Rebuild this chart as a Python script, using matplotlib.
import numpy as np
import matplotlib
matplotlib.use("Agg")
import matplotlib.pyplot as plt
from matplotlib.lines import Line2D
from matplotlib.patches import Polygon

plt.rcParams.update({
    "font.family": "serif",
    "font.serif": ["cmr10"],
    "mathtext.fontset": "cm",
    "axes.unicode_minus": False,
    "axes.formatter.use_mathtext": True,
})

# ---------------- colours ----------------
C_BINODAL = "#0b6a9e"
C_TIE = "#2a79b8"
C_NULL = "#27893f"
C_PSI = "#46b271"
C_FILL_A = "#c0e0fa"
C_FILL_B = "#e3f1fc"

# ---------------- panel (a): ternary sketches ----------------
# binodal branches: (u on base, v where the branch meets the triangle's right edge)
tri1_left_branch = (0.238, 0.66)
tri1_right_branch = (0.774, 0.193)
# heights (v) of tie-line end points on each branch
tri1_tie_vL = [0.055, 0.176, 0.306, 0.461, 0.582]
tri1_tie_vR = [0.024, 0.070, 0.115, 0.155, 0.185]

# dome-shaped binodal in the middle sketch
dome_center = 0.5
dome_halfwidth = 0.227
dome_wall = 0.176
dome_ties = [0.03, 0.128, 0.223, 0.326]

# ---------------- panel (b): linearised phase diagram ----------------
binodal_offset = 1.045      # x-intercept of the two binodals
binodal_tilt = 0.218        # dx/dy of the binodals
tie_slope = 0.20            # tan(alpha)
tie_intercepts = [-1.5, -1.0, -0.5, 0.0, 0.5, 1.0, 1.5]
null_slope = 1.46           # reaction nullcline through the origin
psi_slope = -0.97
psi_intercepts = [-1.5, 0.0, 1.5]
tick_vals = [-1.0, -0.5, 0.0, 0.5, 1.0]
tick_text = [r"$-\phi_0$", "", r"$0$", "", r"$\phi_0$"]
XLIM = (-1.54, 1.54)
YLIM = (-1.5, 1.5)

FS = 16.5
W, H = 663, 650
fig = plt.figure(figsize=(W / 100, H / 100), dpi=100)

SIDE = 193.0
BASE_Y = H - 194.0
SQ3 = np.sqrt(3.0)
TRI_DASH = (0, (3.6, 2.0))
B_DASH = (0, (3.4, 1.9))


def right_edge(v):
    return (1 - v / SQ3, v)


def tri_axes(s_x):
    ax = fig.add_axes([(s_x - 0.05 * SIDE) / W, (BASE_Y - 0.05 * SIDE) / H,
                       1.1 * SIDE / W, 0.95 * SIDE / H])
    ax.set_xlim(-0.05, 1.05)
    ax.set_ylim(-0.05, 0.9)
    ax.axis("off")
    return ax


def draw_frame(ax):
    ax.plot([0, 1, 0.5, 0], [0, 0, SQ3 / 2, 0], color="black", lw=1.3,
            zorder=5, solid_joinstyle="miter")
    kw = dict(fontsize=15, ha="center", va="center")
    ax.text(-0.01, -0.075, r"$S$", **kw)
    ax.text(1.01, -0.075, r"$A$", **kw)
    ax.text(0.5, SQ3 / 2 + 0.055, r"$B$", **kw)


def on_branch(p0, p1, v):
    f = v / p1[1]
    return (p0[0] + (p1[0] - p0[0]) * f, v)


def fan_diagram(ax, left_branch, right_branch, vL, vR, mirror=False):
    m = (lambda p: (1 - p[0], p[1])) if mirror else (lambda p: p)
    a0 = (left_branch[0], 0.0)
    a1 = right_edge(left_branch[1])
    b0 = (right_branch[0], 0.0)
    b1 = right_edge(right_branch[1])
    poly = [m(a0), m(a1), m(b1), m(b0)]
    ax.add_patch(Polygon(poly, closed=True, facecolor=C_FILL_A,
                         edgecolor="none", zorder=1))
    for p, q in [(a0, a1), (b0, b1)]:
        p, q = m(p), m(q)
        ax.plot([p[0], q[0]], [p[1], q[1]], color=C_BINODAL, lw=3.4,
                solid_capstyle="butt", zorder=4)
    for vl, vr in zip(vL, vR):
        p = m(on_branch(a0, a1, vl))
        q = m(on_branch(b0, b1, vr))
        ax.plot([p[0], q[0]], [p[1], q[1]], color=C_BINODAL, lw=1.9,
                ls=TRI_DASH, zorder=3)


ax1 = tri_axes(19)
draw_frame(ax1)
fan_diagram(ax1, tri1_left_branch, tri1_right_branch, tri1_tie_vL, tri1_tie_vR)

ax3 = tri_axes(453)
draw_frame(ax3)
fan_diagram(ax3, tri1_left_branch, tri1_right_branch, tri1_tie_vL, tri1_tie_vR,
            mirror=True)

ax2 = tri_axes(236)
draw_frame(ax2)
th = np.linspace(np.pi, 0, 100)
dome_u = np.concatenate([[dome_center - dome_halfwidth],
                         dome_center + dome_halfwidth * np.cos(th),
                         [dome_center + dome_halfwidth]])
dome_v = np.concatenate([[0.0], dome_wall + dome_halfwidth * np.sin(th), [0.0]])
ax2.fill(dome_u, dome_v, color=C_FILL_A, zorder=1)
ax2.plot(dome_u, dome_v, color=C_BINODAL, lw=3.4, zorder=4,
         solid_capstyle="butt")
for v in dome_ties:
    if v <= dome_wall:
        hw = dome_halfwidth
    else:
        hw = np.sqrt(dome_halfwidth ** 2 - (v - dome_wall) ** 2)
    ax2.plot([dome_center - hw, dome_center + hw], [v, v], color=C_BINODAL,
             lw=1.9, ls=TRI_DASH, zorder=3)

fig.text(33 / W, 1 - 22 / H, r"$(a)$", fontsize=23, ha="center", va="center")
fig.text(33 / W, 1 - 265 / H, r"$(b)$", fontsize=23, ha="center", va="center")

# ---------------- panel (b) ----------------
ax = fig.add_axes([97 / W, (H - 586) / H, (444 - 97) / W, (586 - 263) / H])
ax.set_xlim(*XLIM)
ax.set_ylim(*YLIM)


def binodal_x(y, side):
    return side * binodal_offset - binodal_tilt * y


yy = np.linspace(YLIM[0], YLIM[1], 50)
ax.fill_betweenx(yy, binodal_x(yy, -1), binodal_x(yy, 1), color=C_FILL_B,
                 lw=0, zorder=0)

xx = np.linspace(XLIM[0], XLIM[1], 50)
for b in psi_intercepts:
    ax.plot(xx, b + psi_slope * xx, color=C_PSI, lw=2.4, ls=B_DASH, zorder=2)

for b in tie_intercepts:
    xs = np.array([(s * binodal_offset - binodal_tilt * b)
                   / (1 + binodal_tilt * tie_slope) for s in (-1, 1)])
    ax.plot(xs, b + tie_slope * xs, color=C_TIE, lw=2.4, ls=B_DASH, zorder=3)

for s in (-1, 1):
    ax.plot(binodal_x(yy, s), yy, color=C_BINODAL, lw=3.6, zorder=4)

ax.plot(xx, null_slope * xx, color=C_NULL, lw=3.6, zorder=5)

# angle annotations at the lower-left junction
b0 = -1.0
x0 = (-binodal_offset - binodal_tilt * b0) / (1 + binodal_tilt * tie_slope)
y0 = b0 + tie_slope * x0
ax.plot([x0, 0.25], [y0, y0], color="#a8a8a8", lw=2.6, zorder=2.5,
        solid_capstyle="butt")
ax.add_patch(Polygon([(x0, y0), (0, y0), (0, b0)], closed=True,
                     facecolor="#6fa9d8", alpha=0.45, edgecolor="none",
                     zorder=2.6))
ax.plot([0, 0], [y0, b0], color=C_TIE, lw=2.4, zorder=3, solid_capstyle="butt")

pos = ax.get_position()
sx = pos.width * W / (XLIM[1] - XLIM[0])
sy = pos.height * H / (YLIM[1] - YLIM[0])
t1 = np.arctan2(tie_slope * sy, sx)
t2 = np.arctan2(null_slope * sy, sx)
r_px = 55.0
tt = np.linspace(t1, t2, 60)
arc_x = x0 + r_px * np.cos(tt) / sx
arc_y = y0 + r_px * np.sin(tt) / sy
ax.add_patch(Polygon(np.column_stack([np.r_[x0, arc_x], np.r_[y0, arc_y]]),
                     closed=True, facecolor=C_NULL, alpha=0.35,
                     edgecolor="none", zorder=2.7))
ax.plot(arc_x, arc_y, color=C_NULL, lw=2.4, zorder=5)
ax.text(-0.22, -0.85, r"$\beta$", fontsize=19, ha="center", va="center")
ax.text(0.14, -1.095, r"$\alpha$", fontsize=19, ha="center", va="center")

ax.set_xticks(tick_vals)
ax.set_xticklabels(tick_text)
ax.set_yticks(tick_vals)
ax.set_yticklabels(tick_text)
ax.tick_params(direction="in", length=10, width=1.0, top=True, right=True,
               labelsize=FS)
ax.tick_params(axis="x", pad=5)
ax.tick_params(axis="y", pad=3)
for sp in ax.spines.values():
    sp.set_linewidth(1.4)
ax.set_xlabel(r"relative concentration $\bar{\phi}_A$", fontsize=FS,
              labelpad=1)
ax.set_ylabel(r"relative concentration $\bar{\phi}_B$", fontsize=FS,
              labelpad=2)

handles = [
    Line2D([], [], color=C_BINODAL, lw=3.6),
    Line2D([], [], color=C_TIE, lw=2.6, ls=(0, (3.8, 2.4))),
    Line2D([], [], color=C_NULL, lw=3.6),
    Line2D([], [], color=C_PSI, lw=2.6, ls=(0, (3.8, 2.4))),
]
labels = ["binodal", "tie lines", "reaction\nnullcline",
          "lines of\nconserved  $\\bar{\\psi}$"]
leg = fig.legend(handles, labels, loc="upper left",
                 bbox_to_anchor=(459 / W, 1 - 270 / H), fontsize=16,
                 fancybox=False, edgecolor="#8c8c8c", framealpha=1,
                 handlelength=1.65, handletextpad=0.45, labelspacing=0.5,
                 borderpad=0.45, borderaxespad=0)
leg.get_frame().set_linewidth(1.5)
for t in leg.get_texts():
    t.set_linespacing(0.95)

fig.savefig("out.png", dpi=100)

---

(GIVEN REQUEST)
Return exactly, please, the lines of the material from the first one down to and including the line where "dome_ties = [0.03, 0.128, 0.223, 0.326]" appears.

(RESPONSE TO THE EXERCISE)
Rebuild this chart as a Python script, using matplotlib.
import numpy as np
import matplotlib
matplotlib.use("Agg")
import matplotlib.pyplot as plt
from matplotlib.lines import Line2D
from matplotlib.patches import Polygon

plt.rcParams.update({
    "font.family": "serif",
    "font.serif": ["cmr10"],
    "mathtext.fontset": "cm",
    "axes.unicode_minus": False,
    "axes.formatter.use_mathtext": True,
})

# ---------------- colours ----------------
C_BINODAL = "#0b6a9e"
C_TIE = "#2a79b8"
C_NULL = "#27893f"
C_PSI = "#46b271"
C_FILL_A = "#c0e0fa"
C_FILL_B = "#e3f1fc"

# ---------------- panel (a): ternary sketches ----------------
# binodal branches: (u on base, v where the branch meets the triangle's right edge)
tri1_left_branch = (0.238, 0.66)
tri1_right_branch = (0.774, 0.193)
# heights (v) of tie-line end points on each branch
tri1_tie_vL = [0.055, 0.176, 0.306, 0.461, 0.582]
tri1_tie_vR = [0.024, 0.070, 0.115, 0.155, 0.185]

# dome-shaped binodal in the middle sketch
dome_center = 0.5
dome_halfwidth = 0.227
dome_wall = 0.176
dome_ties = [0.03, 0.128, 0.223, 0.326]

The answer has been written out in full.